Hi @justusschock , thanks for getting back to me. The use case I had in mind is to use TorchMetrics out of the context of DDP, or even out of PyTorch all together, where concepts such as process_group don't apply.

Consider this example: we have inference results from a large dataset saved in a database, and we want to compute metrics grouped by dates and also report metrics aggregated over the entire dataset in the end. One approach would be to use Dask or Modin to calculate the metrics distributedly: dataset.groupby("date").apply(my_metric_function). The my_metric_function here returns a TorchMetric object containing states updated by the data from a specific date. The groupby operation therefore returns a series of TorchMetric objects. It would be very nice to have an all_reduce(metrics: Iterable[Metric]) -> Metric function that performs reduction to compute the metric over the entire dataset.

Is it currently possible to reduce metric this way? Correct me if I'm wrong - it seems that the concepts of process_group, dist_sync_fn, and distributed_available_fn don't apply in this example, or maybe these parameters can be used in certain way to support this use case? Thanks.

ytang137 commented 1 month ago

Hi @justusschock @SkafteNicki @Borda @lantiga , I'm hoping to revive this thread. Below is a concrete example to help get the discussion going.
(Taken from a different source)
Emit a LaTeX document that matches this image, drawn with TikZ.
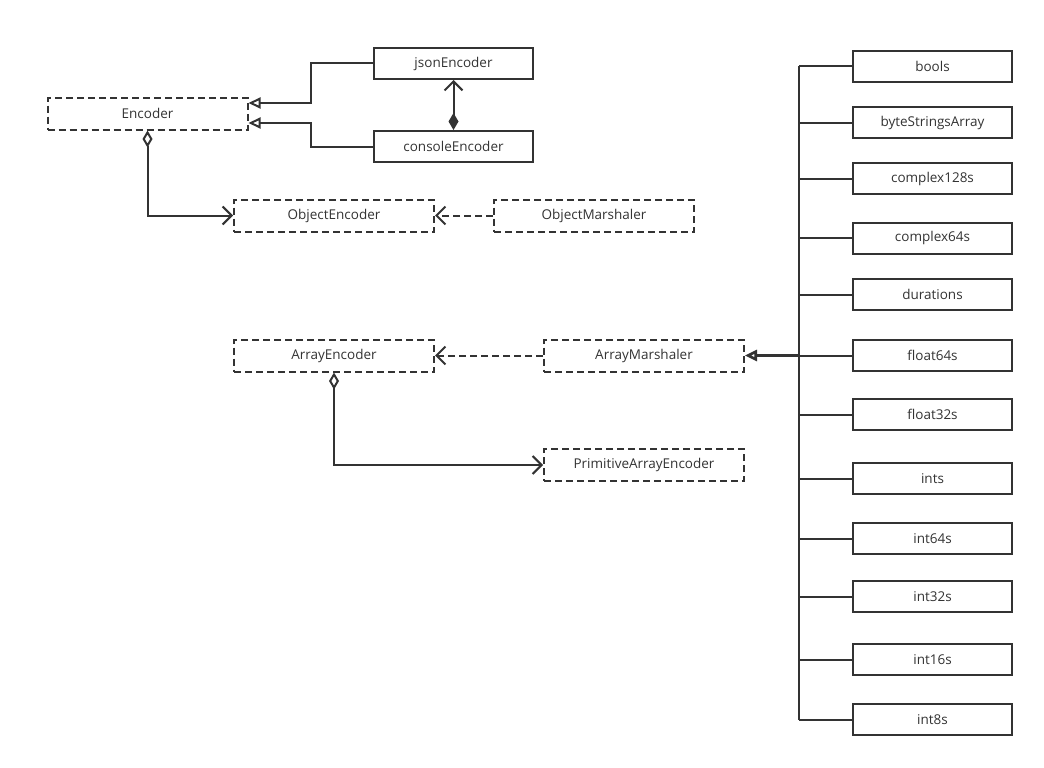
\documentclass[tikz,border=0pt]{standalone}
\usepackage{fontspec}
\setmainfont{Open Sans}
\usetikzlibrary{arrows.meta}
\definecolor{ln}{HTML}{333333}
\begin{document}
\begin{tikzpicture}[x=1pt,y=-1pt,
  every node/.style={font=\fontsize{13.5}{15}\selectfont, text=ln},
  cls/.style={draw=ln, line width=2pt, minimum width=159pt, minimum height=31pt, inner sep=0pt},
  itf/.style={draw=ln, line width=2pt, dash pattern=on 7pt off 4pt, minimum width=200pt, minimum height=32pt, inner sep=0pt},
  link/.style={draw=ln, line width=2pt},
  gen/.style={link, -{Triangle[open,length=12pt,width=11pt]}},
  dep/.style={link, dash pattern=on 7pt off 4pt, -{Straight Barb[length=9pt,width=18pt]}},
  agg/.style={link, {Diamond[open,length=17pt,width=10pt]}-{Straight Barb[length=9pt,width=18pt]}},
  comp/.style={link, {Straight Barb[length=9pt,width=18pt]}-{Diamond[length=17pt,width=10pt]}}
]
\useasboundingbox (0,0) rectangle (1044,768);
\node[cls] (json) at (453.5,63.5) {jsonEncoder};
\node[cls] (console) at (453.5,146.5) {consoleEncoder};
\node[itf] (enc) at (147.5,113.5) {Encoder};
\node[itf] (objenc) at (334,215.5) {ObjectEncoder};
\node[itf] (objmar) at (594,215.5) {ObjectMarshaler};
\node[itf] (arrenc) at (334,355.5) {ArrayEncoder};
\node[itf] (arrmar) at (644,355.5) {ArrayMarshaler};
\node[itf] (prim) at (644,465) {PrimitiveArrayEncoder};

\coordinate (jsbend) at (311,63.5);
\coordinate (cobend) at (311,146.5);
\draw[gen] (json.west) -- (jsbend) |- ([yshift=10.5pt]enc.east);
\draw[gen] (console.west) -- (cobend) |- ([yshift=-9.5pt]enc.east);
\draw[comp] (json.south) -- (console.north);
\draw[agg] (enc.south) |- (objenc.west);
\draw[dep] (objmar.west) -- (objenc.east);
\draw[dep] (arrmar.west) -- (arrenc.east);
\draw[agg] (arrenc.south) |- (prim.west);

\foreach \n/\t/\y in {b1/bools/66.5, b2/byteStringsArray/122.5, b3/complex128s/178.5, b4/complex64s/238, b5/durations/294.5, b6/float64s/355.5, b7/float32s/414.5, b8/ints/478.5, b9/int64s/538.5, b10/int32s/596.5, b11/int16s/659.5, b12/int8s/719.5}{
  \node[cls] (\n) at (932.5,\y) {\t};
  \draw[link] (\n.west) -- (799,\y);
}
\coordinate (bustop) at (799,66.5);
\coordinate (busbot) at (799,719.5);
\draw[link] (bustop) -- (busbot);
\coordinate (busmid) at (799,355.5);
\draw[gen, line width=2.6pt] (busmid) -- (arrmar.east);
\end{tikzpicture}
\end{document}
[Update 7/12]: I realized what I'm asking for is essentially the def merge_state(self: TSelf, metrics: Iterable[TSelf]) -> TSelf method on torcheval's Metric base class.

Example

We are looking to use torchmetrics in a data-parallel framework other than DDP, such as ray. Imagine that we are using ray to parallelly process shards of a dataset, and each ray task returns a metric object, whose state has been updated by its corresponding shard.

Using BinaryFBetaScore as an example:

from torchmetrics.classification import BinaryFBetaScore
from torch import tensor

metric_shard_1 = BinaryFBetaScore(1.0, threshold=0.5, compute_with_cache=False)
metric_shard_2 = BinaryFBetaScore(1.0, threshold=0.5, compute_with_cache=False)
metric_shard_3 = BinaryFBetaScore(1.0, threshold=0.5, compute_with_cache=False)
metric_all = BinaryFBetaScore(1.0, threshold=0.5, compute_with_cache=False)
target_1 = tensor([0, 1, 0, 1, 0, 1])
preds_1 = tensor([0, 1, 1, 0, 0, 1])
target_2 = tensor([0, 1, 0, 1, 0, 1])
preds_2 = tensor([0, 0, 0, 0, 0, 1])
target_3 = tensor([1, 1, 0, 1, 0, 1])
preds_3 = tensor([0, 1, 1, 1, 1, 1])

# Each line below happens in a separate `ray` task
metric_shard_1.update(preds_1, target_1)
metric_shard_2.update(preds_2, target_2)
metric_shard_3.update(preds_3, target_3)

# When computation on all shards finishes, `ray` gathers a list of metric objects:
metric_list = [metric_shard_1, metric_shard_2, metric_shard_3]

Naturally we'd like to reduce the metrics in metric_list to compute a metric on the entire dataset.

My hacky approach

I found this hacky approach to work:

reduced_metric = metric_list[0].clone()
for metric in metric_list[1:]:
  reduced_metric._reduce_states(metric.metric_state)

# This gives the same result as a single metric updated on the entire dataset
metric_all.update(preds_1, target_1)
metric_all.update(preds_2, target_2)
metric_all.update(preds_3, target_3)
assert metric_all.compute().item() == reduced_metric.compute().item()

Obviously this is hacky because:

The ask

I sincerely feel providing this reduction-out-of-DDP functionality makes torchmetrics more widely applicable. Thank you very much.